--- begin Supplied data ---

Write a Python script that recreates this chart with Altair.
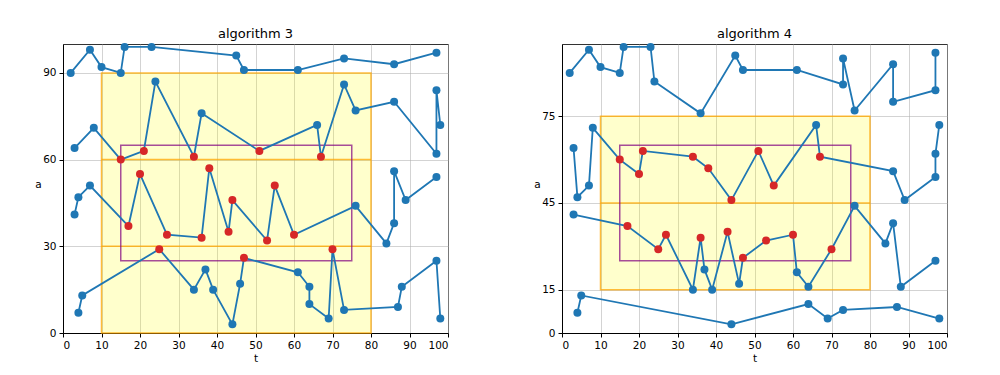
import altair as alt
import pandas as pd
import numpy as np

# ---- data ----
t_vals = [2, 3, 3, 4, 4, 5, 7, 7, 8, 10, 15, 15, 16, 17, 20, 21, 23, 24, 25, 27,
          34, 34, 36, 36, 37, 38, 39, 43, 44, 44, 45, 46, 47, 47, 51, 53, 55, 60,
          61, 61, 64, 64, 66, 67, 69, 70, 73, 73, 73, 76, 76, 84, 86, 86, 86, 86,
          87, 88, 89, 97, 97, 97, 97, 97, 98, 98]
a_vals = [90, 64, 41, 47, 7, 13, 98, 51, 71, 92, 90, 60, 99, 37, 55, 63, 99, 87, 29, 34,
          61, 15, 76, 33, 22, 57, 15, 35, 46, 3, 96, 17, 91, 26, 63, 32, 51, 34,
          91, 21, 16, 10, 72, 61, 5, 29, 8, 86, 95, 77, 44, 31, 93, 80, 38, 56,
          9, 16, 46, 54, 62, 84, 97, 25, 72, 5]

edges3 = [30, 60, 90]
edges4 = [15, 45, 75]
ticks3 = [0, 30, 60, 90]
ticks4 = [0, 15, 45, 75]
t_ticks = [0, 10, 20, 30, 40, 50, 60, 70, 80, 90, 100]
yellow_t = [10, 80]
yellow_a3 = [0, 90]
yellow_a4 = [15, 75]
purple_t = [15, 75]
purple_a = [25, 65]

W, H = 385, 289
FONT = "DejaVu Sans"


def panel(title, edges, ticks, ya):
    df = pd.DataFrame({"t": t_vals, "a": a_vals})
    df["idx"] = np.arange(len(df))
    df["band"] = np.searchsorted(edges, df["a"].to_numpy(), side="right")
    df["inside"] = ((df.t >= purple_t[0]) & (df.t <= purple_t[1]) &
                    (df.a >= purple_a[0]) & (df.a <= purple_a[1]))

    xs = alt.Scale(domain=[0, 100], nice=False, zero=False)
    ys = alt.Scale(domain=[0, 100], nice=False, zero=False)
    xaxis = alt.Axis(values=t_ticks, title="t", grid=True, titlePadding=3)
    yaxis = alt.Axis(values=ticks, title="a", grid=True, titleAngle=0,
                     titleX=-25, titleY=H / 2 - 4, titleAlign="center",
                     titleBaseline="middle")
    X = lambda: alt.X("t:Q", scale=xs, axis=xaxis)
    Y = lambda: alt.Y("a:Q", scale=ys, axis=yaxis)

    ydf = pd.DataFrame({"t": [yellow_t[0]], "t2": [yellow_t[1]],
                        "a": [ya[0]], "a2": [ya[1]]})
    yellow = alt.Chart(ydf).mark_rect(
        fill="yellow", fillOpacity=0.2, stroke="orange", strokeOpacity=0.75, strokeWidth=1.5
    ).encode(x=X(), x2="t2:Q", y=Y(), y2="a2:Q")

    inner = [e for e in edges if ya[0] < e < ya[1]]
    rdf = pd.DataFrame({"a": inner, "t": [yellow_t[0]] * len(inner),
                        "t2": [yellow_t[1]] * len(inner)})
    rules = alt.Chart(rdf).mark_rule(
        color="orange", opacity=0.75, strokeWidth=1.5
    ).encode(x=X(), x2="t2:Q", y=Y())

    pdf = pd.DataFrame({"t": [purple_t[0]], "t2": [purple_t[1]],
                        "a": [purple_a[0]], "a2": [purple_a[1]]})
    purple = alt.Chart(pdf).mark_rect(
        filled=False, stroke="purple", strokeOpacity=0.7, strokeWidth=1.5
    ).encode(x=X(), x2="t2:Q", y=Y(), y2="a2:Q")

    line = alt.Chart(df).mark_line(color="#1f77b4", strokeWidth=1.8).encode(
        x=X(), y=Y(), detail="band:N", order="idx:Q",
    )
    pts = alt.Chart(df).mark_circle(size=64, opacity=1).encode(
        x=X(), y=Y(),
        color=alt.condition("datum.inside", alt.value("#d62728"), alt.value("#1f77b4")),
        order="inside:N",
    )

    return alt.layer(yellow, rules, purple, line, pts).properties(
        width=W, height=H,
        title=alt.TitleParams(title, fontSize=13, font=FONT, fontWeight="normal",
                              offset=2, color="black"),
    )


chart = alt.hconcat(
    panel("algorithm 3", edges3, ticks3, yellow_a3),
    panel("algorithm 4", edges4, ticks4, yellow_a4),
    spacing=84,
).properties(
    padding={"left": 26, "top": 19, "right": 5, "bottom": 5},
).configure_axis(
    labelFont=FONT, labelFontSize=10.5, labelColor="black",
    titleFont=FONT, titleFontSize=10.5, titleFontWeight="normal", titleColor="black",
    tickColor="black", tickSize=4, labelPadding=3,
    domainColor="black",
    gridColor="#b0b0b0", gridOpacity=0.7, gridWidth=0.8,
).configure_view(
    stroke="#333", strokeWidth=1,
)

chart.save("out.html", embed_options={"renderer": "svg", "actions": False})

--- end Supplied data ---

**Directive**
Restate the full listing verbatim and drop every picture.

**Completed task**
Write a Python script that recreates this chart with Altair.
import altair as alt
import pandas as pd
import numpy as np

# ---- data ----
t_vals = [2, 3, 3, 4, 4, 5, 7, 7, 8, 10, 15, 15, 16, 17, 20, 21, 23, 24, 25, 27,
          34, 34, 36, 36, 37, 38, 39, 43, 44, 44, 45, 46, 47, 47, 51, 53, 55, 60,
          61, 61, 64, 64, 66, 67, 69, 70, 73, 73, 73, 76, 76, 84, 86, 86, 86, 86,
          87, 88, 89, 97, 97, 97, 97, 97, 98, 98]
a_vals = [90, 64, 41, 47, 7, 13, 98, 51, 71, 92, 90, 60, 99, 37, 55, 63, 99, 87, 29, 34,
          61, 15, 76, 33, 22, 57, 15, 35, 46, 3, 96, 17, 91, 26, 63, 32, 51, 34,
          91, 21, 16, 10, 72, 61, 5, 29, 8, 86, 95, 77, 44, 31, 93, 80, 38, 56,
          9, 16, 46, 54, 62, 84, 97, 25, 72, 5]

edges3 = [30, 60, 90]
edges4 = [15, 45, 75]
ticks3 = [0, 30, 60, 90]
ticks4 = [0, 15, 45, 75]
t_ticks = [0, 10, 20, 30, 40, 50, 60, 70, 80, 90, 100]
yellow_t = [10, 80]
yellow_a3 = [0, 90]
yellow_a4 = [15, 75]
purple_t = [15, 75]
purple_a = [25, 65]

W, H = 385, 289
FONT = "DejaVu Sans"


def panel(title, edges, ticks, ya):
    df = pd.DataFrame({"t": t_vals, "a": a_vals})
    df["idx"] = np.arange(len(df))
    df["band"] = np.searchsorted(edges, df["a"].to_numpy(), side="right")
    df["inside"] = ((df.t >= purple_t[0]) & (df.t <= purple_t[1]) &
                    (df.a >= purple_a[0]) & (df.a <= purple_a[1]))

    xs = alt.Scale(domain=[0, 100], nice=False, zero=False)
    ys = alt.Scale(domain=[0, 100], nice=False, zero=False)
    xaxis = alt.Axis(values=t_ticks, title="t", grid=True, titlePadding=3)
    yaxis = alt.Axis(values=ticks, title="a", grid=True, titleAngle=0,
                     titleX=-25, titleY=H / 2 - 4, titleAlign="center",
                     titleBaseline="middle")
    X = lambda: alt.X("t:Q", scale=xs, axis=xaxis)
    Y = lambda: alt.Y("a:Q", scale=ys, axis=yaxis)

    ydf = pd.DataFrame({"t": [yellow_t[0]], "t2": [yellow_t[1]],
                        "a": [ya[0]], "a2": [ya[1]]})
    yellow = alt.Chart(ydf).mark_rect(
        fill="yellow", fillOpacity=0.2, stroke="orange", strokeOpacity=0.75, strokeWidth=1.5
    ).encode(x=X(), x2="t2:Q", y=Y(), y2="a2:Q")

    inner = [e for e in edges if ya[0] < e < ya[1]]
    rdf = pd.DataFrame({"a": inner, "t": [yellow_t[0]] * len(inner),
                        "t2": [yellow_t[1]] * len(inner)})
    rules = alt.Chart(rdf).mark_rule(
        color="orange", opacity=0.75, strokeWidth=1.5
    ).encode(x=X(), x2="t2:Q", y=Y())

    pdf = pd.DataFrame({"t": [purple_t[0]], "t2": [purple_t[1]],
                        "a": [purple_a[0]], "a2": [purple_a[1]]})
    purple = alt.Chart(pdf).mark_rect(
        filled=False, stroke="purple", strokeOpacity=0.7, strokeWidth=1.5
    ).encode(x=X(), x2="t2:Q", y=Y(), y2="a2:Q")

    line = alt.Chart(df).mark_line(color="#1f77b4", strokeWidth=1.8).encode(
        x=X(), y=Y(), detail="band:N", order="idx:Q",
    )
    pts = alt.Chart(df).mark_circle(size=64, opacity=1).encode(
        x=X(), y=Y(),
        color=alt.condition("datum.inside", alt.value("#d62728"), alt.value("#1f77b4")),
        order="inside:N",
    )

    return alt.layer(yellow, rules, purple, line, pts).properties(
        width=W, height=H,
        title=alt.TitleParams(title, fontSize=13, font=FONT, fontWeight="normal",
                              offset=2, color="black"),
    )


chart = alt.hconcat(
    panel("algorithm 3", edges3, ticks3, yellow_a3),
    panel("algorithm 4", edges4, ticks4, yellow_a4),
    spacing=84,
).properties(
    padding={"left": 26, "top": 19, "right": 5, "bottom": 5},
).configure_axis(
    labelFont=FONT, labelFontSize=10.5, labelColor="black",
    titleFont=FONT, titleFontSize=10.5, titleFontWeight="normal", titleColor="black",
    tickColor="black", tickSize=4, labelPadding=3,
    domainColor="black",
    gridColor="#b0b0b0", gridOpacity=0.7, gridWidth=0.8,
).configure_view(
    stroke="#333", strokeWidth=1,
)

chart.save("out.html", embed_options={"renderer": "svg", "actions": False})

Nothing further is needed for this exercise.